BP: How effective are they in their anti-Islamic Republic agenda?
Tim Anderson: They are not at all effective inside Iran, but have some appeal to some shallow western politicians and NGOs, many of whom have been paid to visit or praise cult leader Maryam Rajavi. The MEK has been adopted by Washington as a proxy force, like the al Qaeda groups used against Iraq and Syria, but with a distinct ideology. They are a nominal ‘alternative’, like the many other exile bodies set up by Washington for Iraq, Libya and Syria. Their tiny support within Iran is not considered that important. They are useful to denounce, destabilize and attack (Parsi 2018; Carey 2018). They also help confuse gullible people in the organized misinformation campaigns against Iran.
BP: Would the presence of the MEK in Albania threaten the country’s stability?

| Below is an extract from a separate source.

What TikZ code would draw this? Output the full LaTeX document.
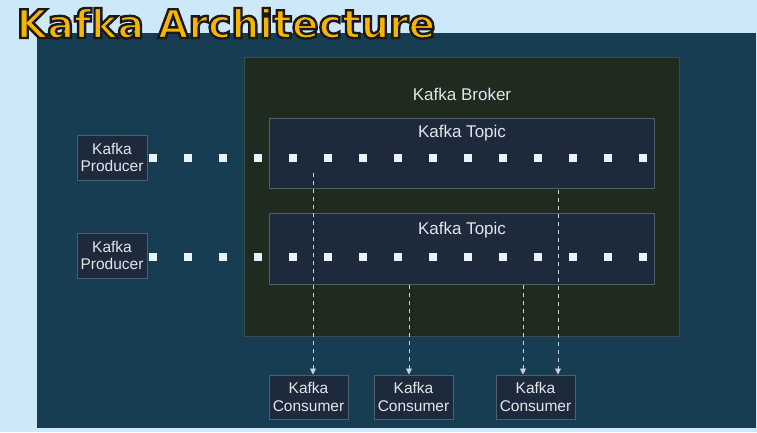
\documentclass[tikz,border=0pt]{standalone}
\usepackage{fontspec}
\setmainfont{Liberation Sans}
\newfontfamily\titlefont{DejaVu Sans}
\usetikzlibrary{arrows.meta,calc}
\definecolor{bgsky}{HTML}{CDE8F8}
\definecolor{panel}{HTML}{163D52}
\definecolor{broker}{HTML}{1F2B1F}
\definecolor{boxfill}{HTML}{1C2A3C}
\definecolor{boxline}{HTML}{4E5F6E}
\definecolor{txt}{HTML}{E2E6EA}
\definecolor{dotc}{HTML}{EAF2FA}
\definecolor{arrowc}{HTML}{C9D3DC}
\definecolor{titley}{HTML}{F7B500}
\tikzset{
  smallbox/.style={draw=boxline, line width=1pt, fill=boxfill, text=txt, align=center, inner sep=2pt, font=\fontsize{15.5}{17.5}\selectfont},
  msg/.style={fill=dotc, minimum size=8pt, inner sep=0pt, draw=none},
  cons/.style={draw=arrowc, line width=0.9pt, dash pattern=on 4pt off 4pt, -{Triangle[length=6pt,width=6pt]}},
  lbl/.style={text=txt, font=\fontsize{17}{19}\selectfont},
}
\begin{document}
\begin{tikzpicture}[x=1pt,y=-1pt]
\fill[bgsky] (0,0) rectangle (757,432);
\useasboundingbox (0,0) rectangle (757,432);
% panel
\fill[panel] (37,33) rectangle (756,428);
% broker
\node[draw=boxline!60!broker, line width=1pt, fill=broker, minimum width=435pt, minimum height=279pt, anchor=north west, inner sep=0pt] (broker) at (244,57) {};
\node[lbl] (brokerlbl) at (462,94) {Kafka Broker};
% topics
\node[draw=boxline, line width=1pt, fill=boxfill, minimum width=385pt, minimum height=70pt, anchor=north west, inner sep=0pt] (topic1) at (269,118) {};
\node[draw=boxline, line width=1pt, fill=boxfill, minimum width=385pt, minimum height=71pt, anchor=north west, inner sep=0pt] (topic2) at (269,213) {};
\node[lbl] (t1lbl) at (462,133) {Kafka Topic};
\node[lbl] (t2lbl) at (462,230) {Kafka Topic};
% producers
\node[smallbox, minimum width=70pt, minimum height=45pt] (prod1) at (112,157.5) {Kafka\\Producer};
\node[smallbox, minimum width=70pt, minimum height=45pt] (prod2) at (112,255.5) {Kafka\\Producer};
% messages
\foreach \i in {0,...,14}{
  \node[msg] (ma\i) at (153+35*\i,158) {};
  \node[msg] (mb\i) at (153+35*\i,257) {};
}
% consumers
\node[smallbox, minimum width=79pt, minimum height=44pt] (cons1) at (308.5,397) {Kafka\\Consumer};
\node[smallbox, minimum width=79pt, minimum height=44pt] (cons2) at (413.5,397) {Kafka\\Consumer};
\node[smallbox, minimum width=79pt, minimum height=44pt] (cons3) at (535.5,397) {Kafka\\Consumer};
% arrow starts
\coordinate (s1) at (313,173);
\coordinate (s2) at (409,285);
\coordinate (s3) at (523,285);
\coordinate (s4) at (558,190);
\draw[cons] (s1) -- (s1 |- cons1.north);
\draw[cons] (s2) -- (s2 |- cons2.north);
\draw[cons] (s3) -- (s3 |- cons3.north);
\draw[cons] (s4) -- (s4 |- cons3.north);
% title (yellow text with dark outline)
\node[anchor=base, inner sep=0pt, font=\titlefont\bfseries\fontsize{39.5}{42}\selectfont] (title) at (226,38)
  {\color{titley}\special{pdf:literal direct 0.1 0.1 0.1 RG 2 Tr 2.4 w}Kafka Architecture\special{pdf:literal direct 0 Tr}};
\end{tikzpicture}
\end{document}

Tim Anderson: Yes it is quite possible that Albania will de destabilized by U.S. proxies the MEK, and also by DAESH members. Between 2013 and 2016 Washington moved the 2,900 Camp Ashraf MEK members to Albania, where they had also moved some former DAESH/ISIS fighters (Spahiu 2018; Khodabandeh and Khodabandeh 2018). The U.S. and NATO appear to be using Albania as a home for these terrorist ‘assets’; and the Albanian government seems to expect some leverage with the U.S. for performing this hosting service. The MEK in Albania runs social media campaigns, attacking Tehran and promoting its leader, Maryam Rajavi (Merat 2018).
It seems likely the group is still backed by Saudi money and Israeli advisers. In September 2018 the MEK was linked to an attack on a military parade in the southwest Iranian city of Ahvaz (MNA 2018). Saudi sponsorship of the MEK-linked ‘al Ahwazia’ group was strongly suspected by Iranian authorities (Osman 2018). DAESH may also have been involved. With common sponsors and a common safe haven in Albania, the two terrorist groups might be working together.

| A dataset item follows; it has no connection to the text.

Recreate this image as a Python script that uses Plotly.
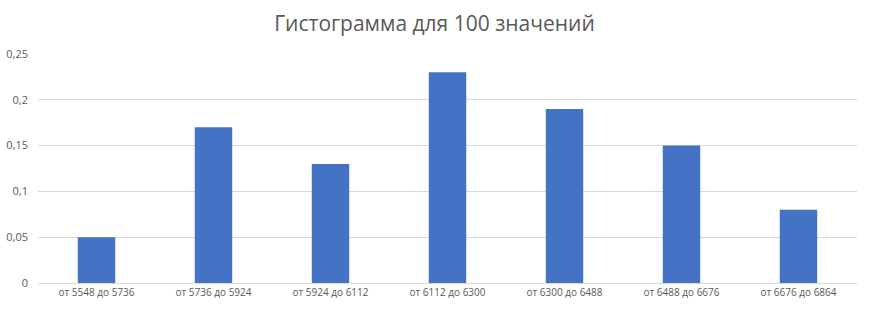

BP: Former New York Mayor Rudy Giuliani recently told Fox News Channel’s “Hannity” that the MEK represents the democratic alternative to the Islamic Republic. Considering that he is currently working for U.S. President Donald Trump, is it safe to assume that he’s echoing the Trump administration’s true Iran policy?
Tim Anderson: Yes, there is a concerted effort by many within the Trump administration to promote the MEK. NATO has also been ‘normalizing’ the MEK among the European states, as various European figures have endorsed or attended their ‘Free Iran’ rallies in recent years. For example, Trump advisor John Bolton is reported to have been paid large sums of money to advocate for the MEK (Merat 2018), while Trump’s legal advisor Rudy Giuliani has also visited the MEK in Albania, on the invitation of Maryam Rajavi (Jazexhi 2018).
BP: Over the years, many have argued that due the group’s unpopularity within Iran and its undemocratic nature, it cannot be a legitimate alternative to the current government in Iran. What’s your view on this?
Tim Anderson: The MEK has virtually no support within Iran, not even amongst those nationalists who oppose the current form of government. Many remember its traitorous actions during the war with Saddam Hussein. Since the 1980s it became a foreign creation, ready to work for any anti-Iranian sponsor. It is only capable of occasional terrorist acts and funded PR events.